Write out the listing below without alteration, omitting its pictures.

>> START Given data

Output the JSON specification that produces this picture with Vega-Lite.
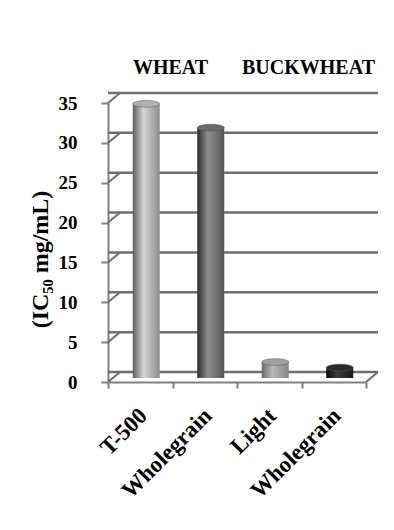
{
  "$schema": "https://vega.github.io/schema/vega-lite/v6.json",
  "width": 258,
  "height": 279,
  "padding": {"left": 28, "top": 58, "right": 5, "bottom": 5},
  "background": "white",
  "config": {
    "view": {"stroke": null},
    "font": "Liberation Serif",
    "axisY": {
      "tickCount": 8, "grid": false, "labelOverlap": false,
      "labelFont": "Liberation Serif", "labelFontWeight": "bold", "labelFontSize": 19, "labelColor": "black", "labelPadding": 24,
      "titleFont": "Liberation Serif", "titleFontWeight": "bold", "titleFontSize": 24, "titleColor": "black", "titlePadding": 6, "titleY": 156,
      "domainColor": "#808080", "domainWidth": 2, "tickColor": "#808080", "tickWidth": 2, "tickSize": 7
    },
    "axisX": {
      "tickBand": "extent", "labelAngle": -45, "labelAlign": "right", "labelBaseline": "top", "labelOffset": -5,
      "labelFont": "Liberation Serif", "labelFontWeight": "bold", "labelFontSize": 23, "labelColor": "black",
      "labelPadding": 16, "domainColor": "#808080", "domainWidth": 2, "tickColor": "#808080", "tickWidth": 2, "tickSize": 6
    }
  },
  "datasets": {
    "bars": [
      {"id": "W1", "label": "T-500", "group": "WHEAT", "ic50": 34.4},
      {"id": "W2", "label": "Wholegrain", "group": "WHEAT", "ic50": 31.4},
      {"id": "B1", "label": "Light", "group": "BUCKWHEAT", "ic50": 2.0},
      {"id": "B2", "label": "Wholegrain", "group": "BUCKWHEAT", "ic50": 1.3}
    ],
    "grid": [{"v": 0}, {"v": 5}, {"v": 10}, {"v": 15}, {"v": 20}, {"v": 25}, {"v": 30}, {"v": 35}],
    "groups": [{"group": "WHEAT", "at": "W2"}, {"group": "BUCKWHEAT", "at": "B2"}]
  },
  "layer": [
    {
      "data": {"name": "grid"},
      "mark": {"type": "rule", "color": "#6f6f6f", "strokeWidth": 2.5, "xOffset": 12, "yOffset": -10},
      "encoding": {
        "y": {
          "field": "v", "type": "quantitative",
          "scale": {"domain": [0, 35], "nice": false},
          "axis": {"title": "(IC₅₀ mg/mL)"}
        }
      }
    },
    {
      "data": {"name": "grid"},
      "mark": {"type": "point", "shape": "M0,0L1,-0.83", "size": 576, "filled": false, "stroke": "#6f6f6f", "strokeWidth": 2, "opacity": 1},
      "encoding": {
        "x": {"value": 0},
        "y": {"field": "v", "type": "quantitative"}
      }
    },
    {
      "data": {"values": [{"v": 0}]},
      "mark": {"type": "point", "shape": "M0,0L1,-0.83", "size": 576, "filled": false, "stroke": "#6f6f6f", "strokeWidth": 2, "opacity": 1},
      "encoding": {
        "x": {"datum": "B2", "type": "nominal", "bandPosition": 1},
        "y": {"field": "v", "type": "quantitative"}
      }
    },
    {
      "data": {"name": "bars"},
      "mark": {"type": "bar", "width": 27, "xOffset": 6, "yOffset": -4, "y2Offset": -4},
      "encoding": {
        "x": {
          "field": "id", "type": "nominal",
          "scale": {"domain": ["W1", "W2", "B1", "B2"], "paddingInner": 0, "paddingOuter": 0},
          "axis": {
            "title": null,
            "labelExpr": "datum.value === 'W1' ? 'T-500' : datum.value === 'B1' ? 'Light' : (datum.value === 'W2' || datum.value === 'B2') ? 'Wholegrain' : ''"
          }
        },
        "y": {"field": "ic50", "type": "quantitative", "axis": {"title": "(IC₅₀ mg/mL)"}},
        "fill": {
          "condition": [
            {"test": "datum.id === 'W1'", "value": {"gradient": "linear", "x1": 0, "x2": 1, "y1": 0, "y2": 0, "stops": [{"offset": 0, "color": "#5e5e5e"}, {"offset": 0.4, "color": "#d6d6d6"}, {"offset": 1, "color": "#8c8c8c"}]}},
            {"test": "datum.id === 'W2'", "value": {"gradient": "linear", "x1": 0, "x2": 1, "y1": 0, "y2": 0, "stops": [{"offset": 0, "color": "#2e2e2e"}, {"offset": 0.4, "color": "#8e8e8e"}, {"offset": 1, "color": "#555555"}]}},
            {"test": "datum.id === 'B1'", "value": {"gradient": "linear", "x1": 0, "x2": 1, "y1": 0, "y2": 0, "stops": [{"offset": 0, "color": "#6a6a6a"}, {"offset": 0.4, "color": "#b8b8b8"}, {"offset": 1, "color": "#858585"}]}}
          ],
          "value": {"gradient": "linear", "x1": 0, "x2": 1, "y1": 0, "y2": 0, "stops": [{"offset": 0, "color": "#0a0a0a"}, {"offset": 0.4, "color": "#3a3a3a"}, {"offset": 1, "color": "#1a1a1a"}]}
        }
      }
    },
    {
      "data": {"name": "bars"},
      "mark": {"type": "point", "shape": "M-1,0A1,0.25,0,1,1,1,0A1,0.25,0,1,1,-1,0Z", "size": 729, "filled": true, "opacity": 1, "xOffset": 6, "yOffset": -4, "strokeWidth": 0.5},
      "encoding": {
        "x": {"field": "id", "type": "nominal"},
        "y": {"field": "ic50", "type": "quantitative"},
        "fill": {
          "condition": [
            {"test": "datum.id === 'W1'", "value": "#b0b0b0"},
            {"test": "datum.id === 'W2'", "value": "#6a6a6a"},
            {"test": "datum.id === 'B1'", "value": "#a0a0a0"}
          ],
          "value": "#2a2a2a"
        },
        "stroke": {"value": "#555555"}
      }
    },
    {
      "data": {"name": "groups"},
      "transform": [{"filter": "datum.group === 'WHEAT'"}],
      "mark": {"type": "text", "font": "Liberation Serif", "fontWeight": "bold", "fontSize": 20, "color": "black", "dy": -29, "dx": -2, "baseline": "alphabetic", "align": "center"},
      "encoding": {
        "x": {"field": "at", "type": "nominal", "bandPosition": 0},
        "y": {"datum": 35},
        "text": {"field": "group"}
      }
    },
    {
      "data": {"name": "groups"},
      "transform": [{"filter": "datum.group === 'BUCKWHEAT'"}],
      "mark": {"type": "text", "font": "Liberation Serif", "fontWeight": "bold", "fontSize": 20, "color": "black", "dy": -29, "dx": 7, "baseline": "alphabetic", "align": "center"},
      "encoding": {
        "x": {"field": "at", "type": "nominal", "bandPosition": 0},
        "y": {"datum": 35},
        "text": {"field": "group"}
      }
    }
  ]
}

>> END Given data

§ **Problem solution**
Output the JSON specification that produces this picture with Vega-Lite.
{
  "$schema": "https://vega.github.io/schema/vega-lite/v6.json",
  "width": 258,
  "height": 279,
  "padding": {"left": 28, "top": 58, "right": 5, "bottom": 5},
  "background": "white",
  "config": {
    "view": {"stroke": null},
    "font": "Liberation Serif",
    "axisY": {
      "tickCount": 8, "grid": false, "labelOverlap": false,
      "labelFont": "Liberation Serif", "labelFontWeight": "bold", "labelFontSize": 19, "labelColor": "black", "labelPadding": 24,
      "titleFont": "Liberation Serif", "titleFontWeight": "bold", "titleFontSize": 24, "titleColor": "black", "titlePadding": 6, "titleY": 156,
      "domainColor": "#808080", "domainWidth": 2, "tickColor": "#808080", "tickWidth": 2, "tickSize": 7
    },
    "axisX": {
      "tickBand": "extent", "labelAngle": -45, "labelAlign": "right", "labelBaseline": "top", "labelOffset": -5,
      "labelFont": "Liberation Serif", "labelFontWeight": "bold", "labelFontSize": 23, "labelColor": "black",
      "labelPadding": 16, "domainColor": "#808080", "domainWidth": 2, "tickColor": "#808080", "tickWidth": 2, "tickSize": 6
    }
  },
  "datasets": {
    "bars": [
      {"id": "W1", "label": "T-500", "group": "WHEAT", "ic50": 34.4},
      {"id": "W2", "label": "Wholegrain", "group": "WHEAT", "ic50": 31.4},
      {"id": "B1", "label": "Light", "group": "BUCKWHEAT", "ic50": 2.0},
      {"id": "B2", "label": "Wholegrain", "group": "BUCKWHEAT", "ic50": 1.3}
    ],
    "grid": [{"v": 0}, {"v": 5}, {"v": 10}, {"v": 15}, {"v": 20}, {"v": 25}, {"v": 30}, {"v": 35}],
    "groups": [{"group": "WHEAT", "at": "W2"}, {"group": "BUCKWHEAT", "at": "B2"}]
  },
  "layer": [
    {
      "data": {"name": "grid"},
      "mark": {"type": "rule", "color": "#6f6f6f", "strokeWidth": 2.5, "xOffset": 12, "yOffset": -10},
      "encoding": {
        "y": {
          "field": "v", "type": "quantitative",
          "scale": {"domain": [0, 35], "nice": false},
          "axis": {"title": "(IC₅₀ mg/mL)"}
        }
      }
    },
    {
      "data": {"name": "grid"},
      "mark": {"type": "point", "shape": "M0,0L1,-0.83", "size": 576, "filled": false, "stroke": "#6f6f6f", "strokeWidth": 2, "opacity": 1},
      "encoding": {
        "x": {"value": 0},
        "y": {"field": "v", "type": "quantitative"}
      }
    },
    {
      "data": {"values": [{"v": 0}]},
      "mark": {"type": "point", "shape": "M0,0L1,-0.83", "size": 576, "filled": false, "stroke": "#6f6f6f", "strokeWidth": 2, "opacity": 1},
      "encoding": {
        "x": {"datum": "B2", "type": "nominal", "bandPosition": 1},
        "y": {"field": "v", "type": "quantitative"}
      }
    },
    {
      "data": {"name": "bars"},
      "mark": {"type": "bar", "width": 27, "xOffset": 6, "yOffset": -4, "y2Offset": -4},
      "encoding": {
        "x": {
          "field": "id", "type": "nominal",
          "scale": {"domain": ["W1", "W2", "B1", "B2"], "paddingInner": 0, "paddingOuter": 0},
          "axis": {
            "title": null,
            "labelExpr": "datum.value === 'W1' ? 'T-500' : datum.value === 'B1' ? 'Light' : (datum.value === 'W2' || datum.value === 'B2') ? 'Wholegrain' : ''"
          }
        },
        "y": {"field": "ic50", "type": "quantitative", "axis": {"title": "(IC₅₀ mg/mL)"}},
        "fill": {
          "condition": [
            {"test": "datum.id === 'W1'", "value": {"gradient": "linear", "x1": 0, "x2": 1, "y1": 0, "y2": 0, "stops": [{"offset": 0, "color": "#5e5e5e"}, {"offset": 0.4, "color": "#d6d6d6"}, {"offset": 1, "color": "#8c8c8c"}]}},
            {"test": "datum.id === 'W2'", "value": {"gradient": "linear", "x1": 0, "x2": 1, "y1": 0, "y2": 0, "stops": [{"offset": 0, "color": "#2e2e2e"}, {"offset": 0.4, "color": "#8e8e8e"}, {"offset": 1, "color": "#555555"}]}},
            {"test": "datum.id === 'B1'", "value": {"gradient": "linear", "x1": 0, "x2": 1, "y1": 0, "y2": 0, "stops": [{"offset": 0, "color": "#6a6a6a"}, {"offset": 0.4, "color": "#b8b8b8"}, {"offset": 1, "color": "#858585"}]}}
          ],
          "value": {"gradient": "linear", "x1": 0, "x2": 1, "y1": 0, "y2": 0, "stops": [{"offset": 0, "color": "#0a0a0a"}, {"offset": 0.4, "color": "#3a3a3a"}, {"offset": 1, "color": "#1a1a1a"}]}
        }
      }
    },
    {
      "data": {"name": "bars"},
      "mark": {"type": "point", "shape": "M-1,0A1,0.25,0,1,1,1,0A1,0.25,0,1,1,-1,0Z", "size": 729, "filled": true, "opacity": 1, "xOffset": 6, "yOffset": -4, "strokeWidth": 0.5},
      "encoding": {
        "x": {"field": "id", "type": "nominal"},
        "y": {"field": "ic50", "type": "quantitative"},
        "fill": {
          "condition": [
            {"test": "datum.id === 'W1'", "value": "#b0b0b0"},
            {"test": "datum.id === 'W2'", "value": "#6a6a6a"},
            {"test": "datum.id === 'B1'", "value": "#a0a0a0"}
          ],
          "value": "#2a2a2a"
        },
        "stroke": {"value": "#555555"}
      }
    },
    {
      "data": {"name": "groups"},
      "transform": [{"filter": "datum.group === 'WHEAT'"}],
      "mark": {"type": "text", "font": "Liberation Serif", "fontWeight": "bold", "fontSize": 20, "color": "black", "dy": -29, "dx": -2, "baseline": "alphabetic", "align": "center"},
      "encoding": {
        "x": {"field": "at", "type": "nominal", "bandPosition": 0},
        "y": {"datum": 35},
        "text": {"field": "group"}
      }
    },
    {
      "data": {"name": "groups"},
      "transform": [{"filter": "datum.group === 'BUCKWHEAT'"}],
      "mark": {"type": "text", "font": "Liberation Serif", "fontWeight": "bold", "fontSize": 20, "color": "black", "dy": -29, "dx": 7, "baseline": "alphabetic", "align": "center"},
      "encoding": {
        "x": {"field": "at", "type": "nominal", "bandPosition": 0},
        "y": {"datum": 35},
        "text": {"field": "group"}
      }
    }
  ]
}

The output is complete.